Abstract

This study examines the association between the location, relative to the coast, of an individual’s primary residence and the homeowners’ risk tolerance. Utilizing data from the 2021 National Financial Capability Study and employing a probit model, we analyzed how varying risk tolerance levels affect the likelihood of owning a home in a coastal ZIP code. The respondent’s risk tolerance was classified as high, medium, or low according to their self-reported willingness to take financial risks. Our results suggest that individuals with lower risk tolerances are less likely to own a home within a coastal ZIP code. Specifically, homeowners with medium-risk tolerance are 2.91% less likely, and those with low-risk tolerance are 3.17% less likely to own a primary residence in a coastal ZIP code when compared to those with high-risk tolerance. These results are statistically and economically similar when using a logit model. These findings are both statistically significant and align with economic theory.

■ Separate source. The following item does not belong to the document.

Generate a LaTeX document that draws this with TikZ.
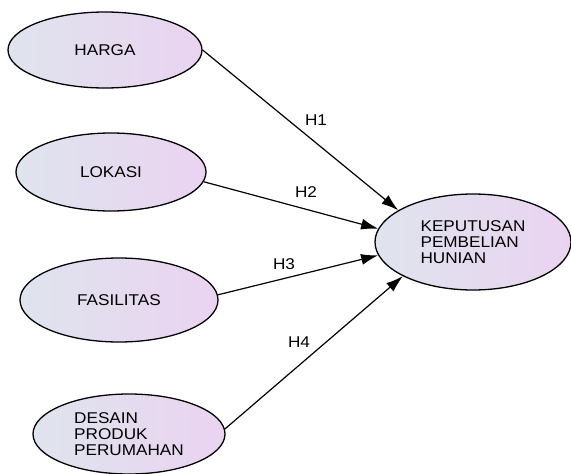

The analysis also included various demographic and socioeconomic factors, finding that age, income, and certain employment statuses influence coastal homeownership. This research contributes to the understanding of home ownership location choices and risk tolerance. Our results provide policymakers with insights into the risk characteristics of individuals who prefer coastal areas as their primary residences. This information can inform future policy decisions by highlighting the societal and economic implications of regulations related to residential coastal development.